Memories of country life and 65 years together
Couple looks back in time to an old New Berlin homestead
New Berlin - When Irene and Francis Kau look out the window, they can still see in their minds' eyes a Model A bouncing up the farm driveway.
It was New Berlin in the 1930s, and the car was typically coming for three families' children - including Irene and her cousins, who lived on the farm next to hers - so they could get to Holy Apostles grade school 2½ miles away. Packed nine deep in the Model A, they would have traversed National Avenue, the only paved road at the time in their neck of the woods.
Irene and Francis now live at the Parkwood Highlands retirement community at 137th Street and National Avenue on the same land where Irene's cousins lived. When they look out the window, they can see where Irene's childhood home was, though the neighborhood today looks nothing like their memories.
Francis grew up nearby, on a 130-acre dairy farm at 124th and National that extended all the way to Cleveland Avenue.
Farm life in childhood
The couple, which just celebrated their 65th wedding anniversary, can't look at Irene's old homestead without remembering good times in farm country.
"My cousins had a swing," Irene said, recalling how the two families played and worked together.
"And in summer, my mother had a big patch of strawberries," Irene said. The whole family picked those strawberries, and then her mother and father drove their haul to her mother's customers, she recalled.
There was also an apple orchard, plus a big garden that lavishly spilled out vegetables for the family to can and eat all winter. The dairy farm also had cows, chickens and pigs and grew hay, corn and oats to feed them.
Irene's childhood home also had a big cider press, and people came from miles around to have their apples pressed into juice.
Meaty memories
When they needed supplies, they headed for West Allis, where a butcher shop at about 81st and National sold fresh meat that supplemented the family diet during the summer.
When the air acquired a cool nip around Thanksgiving, it was time to put up the meat from one of the 200-pound pigs on the farm. Irene helped and both the "farm kids" say the meat that was put up in jars for winter was more tasty than the pork that is served on today's tables.
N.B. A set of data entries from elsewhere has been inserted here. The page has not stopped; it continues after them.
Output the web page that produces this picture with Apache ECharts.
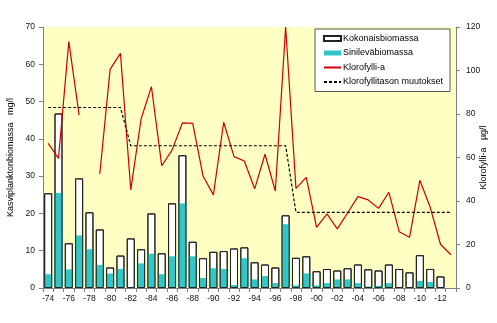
<!DOCTYPE html>
<html>
<head>
<meta charset="utf-8">
<script src="https://cdn.jsdelivr.net/npm/echarts@6/dist/echarts.min.js"></script>
<style>html,body{margin:0;padding:0;background:#fff;}#c{width:497px;height:323px;}</style>
</head>
<body>
<div id="c"></div>
<script>
var years = ['-74','-75','-76','-77','-78','-79','-80','-81','-82','-83','-84','-85','-86','-87','-88','-89','-90','-91','-92','-93','-94','-95','-96','-97','-98','-99','-00','-01','-02','-03','-04','-05','-06','-07','-08','-09','-10','-11','-12','-13'];
var kokonaisbiomassa = [25.4,46.8,12.0,29.4,20.3,15.7,5.5,8.7,13.3,10.4,20.0,9.3,22.7,35.6,12.4,8.0,9.7,9.9,10.6,10.9,6.9,6.3,5.5,19.5,8.1,8.5,4.5,5.1,4.7,5.3,6.3,5.0,4.7,6.3,5.1,4.2,8.8,5.1,3.1,null];
var sinilevabiomassa = [3.7,25.5,5.0,14.1,10.4,6.2,3.9,5.1,0.2,6.6,9.2,3.7,8.5,22.7,8.5,2.7,5.3,5.1,0.8,8.0,2.3,3.2,1.3,17.1,0.7,3.9,0.7,1.3,2.3,2.3,1.3,0.4,0.6,1.3,0.1,0.2,1.9,1.6,0.3,null];
var klorofylli = [66.5,59.6,113.3,79.5,null,52.4,100.5,107.9,45.1,77.7,92.6,56.2,63.4,75.9,75.7,51.5,42.8,76.2,60.4,58.4,45.6,61.5,44.6,120,45.8,50.9,27.9,34.1,27.2,34.5,42.0,40.5,36.6,44.0,25.9,23.3,49.5,37.1,20.1,15.3];
var muutokset = [83,83,83,83,83,83,83,83,65.4,65.4,65.4,65.4,65.4,65.4,65.4,65.4,65.4,65.4,65.4,65.4,65.4,65.4,65.4,65.4,34.8,34.8,34.8,34.8,34.8,34.8,34.8,34.8,34.8,34.8,34.8,34.8,34.8,34.8,34.8,34.8];
var leftTicks = {min:0, max:70, interval:10};
var rightTicks = {min:0, max:120, interval:20};

var chart = echarts.init(document.getElementById('c'), null, {renderer:'canvas'});
var font = 'Liberation Sans';
var axisCol = '#808080';
chart.setOption({
  animation:false,
  textStyle:{fontFamily:font},
  grid:{left:43,right:41,top:27,bottom:35,show:true,backgroundColor:'#FFFFC4',borderWidth:0,containLabel:false,outerBoundsMode:'none'},
  legend:{
    orient:'vertical', left:315, top:29, padding:[5,7,5,8],
    itemWidth:17, itemHeight:5, itemGap:5.5,
    backgroundColor:'#fff', borderColor:'#555', borderWidth:1, borderRadius:0,
    textStyle:{fontFamily:font,fontSize:9,color:'#000',padding:[0,0,0,-3]},
    data:[{name:'Kokonaisbiomassa',icon:'rect'},{name:'Sinileväbiomassa',icon:'rect'},
          {name:'Klorofylli-a',itemStyle:{opacity:0}},{name:'Klorofyllitason muutokset',itemStyle:{opacity:0}}]
  },
  xAxis:{
    type:'category', data:years, boundaryGap:true,
    axisLine:{lineStyle:{color:axisCol,width:1}},
    axisTick:{show:true,interval:0,length:4,lineStyle:{color:axisCol}},
    axisLabel:{interval:1,fontSize:8.5,color:'#111',margin:6,fontFamily:font}
  },
  yAxis:[{
    type:'value', min:leftTicks.min, max:leftTicks.max, interval:leftTicks.interval,
    name:'Kasviplanktonbiomassa   mg/l', nameLocation:'middle', nameGap:28, nameRotate:90, nameMoveOverlap:false,
    nameTextStyle:{fontSize:9,color:'#000',fontFamily:font},
    axisLine:{show:true,lineStyle:{color:axisCol}},
    axisTick:{show:true,length:4,lineStyle:{color:axisCol}},
    axisLabel:{fontSize:8.5,color:'#111',margin:8,fontFamily:font},
    splitLine:{show:false}
  },{
    type:'value', min:rightTicks.min, max:rightTicks.max, interval:rightTicks.interval,
    name:'Klorofylli-a   µg/l', nameLocation:'middle', nameGap:23, nameRotate:90, nameMoveOverlap:false,
    nameTextStyle:{fontSize:9,color:'#000',fontFamily:font},
    axisLine:{show:true,lineStyle:{color:axisCol}},
    axisTick:{show:true,length:4,lineStyle:{color:axisCol}},
    axisLabel:{fontSize:8.5,color:'#111',margin:10,fontFamily:font},
    splitLine:{show:false}
  }],
  series:[{
    name:'Kokonaisbiomassa', type:'bar', data:kokonaisbiomassa, barWidth:8, barGap:'-100%',
    itemStyle:{color:'#fff',borderColor:'#222',borderWidth:1}
  },{
    name:'Sinileväbiomassa', type:'bar', data:sinilevabiomassa, barWidth:8, barGap:'-100%',
    itemStyle:{color:'#33C6C6',borderColor:'#222',borderWidth:0}
  },{
    name:'outline', type:'bar', data:kokonaisbiomassa, barWidth:8, barGap:'-100%', silent:true,
    itemStyle:{color:'rgba(0,0,0,0)',borderColor:'#222',borderWidth:1}
  },{
    name:'Klorofylli-a', type:'line', yAxisIndex:1, data:klorofylli, symbol:'none', connectNulls:false,
    lineStyle:{color:'#CC0000',width:1.2}, itemStyle:{color:'#CC0000'}
  },{
    name:'Klorofyllitason muutokset', type:'line', yAxisIndex:1, data:muutokset, symbol:'none',
    lineStyle:{color:'#000',width:1.2,type:[3,2]}, itemStyle:{color:'#000'}
  }]
});
</script>
</body>
</html>
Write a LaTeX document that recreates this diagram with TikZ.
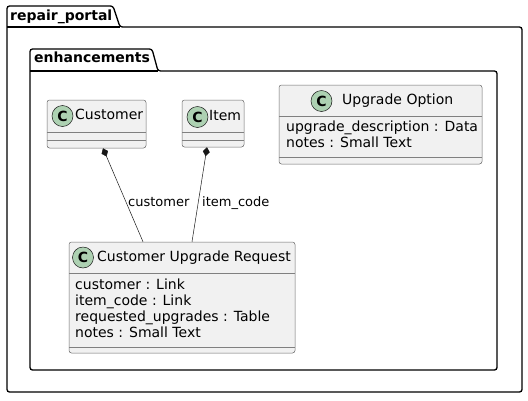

"It was good, nice and soft and full of flavor," Irene said.
Francis, too, is well-aware of how succulent the meats were because his mother also canned meat every fall.
Maybe it was feeding the pigs entirely on oats and corn with no artificial anything that made the difference, Francis suggested.
A life together
Irene and Francis don't really like to talk about how love blossomed between the two farm kid neighbors, but blossom it did.
The couple had five children, bringing them up for a short time on the farm where Francis grew up. Son Charles, their eldest, was 11 when the family moved to West Allis and Francis worked for the city of Wauwatosa.
The couple ended up next door to Irene's childhood home because of Charles. He and another brother live in New Berlin and, wanting mom and dad to be close, Charles picked out the Highlands.
Although Irene's childhood home was subdivided in the 1960s, and homes now stand in the sunshine where hay and oats once did, she and Francis are accepting of what what progress has raised on the old homestead.
"It's real nice," Francis said. "The old fence and garage are still there."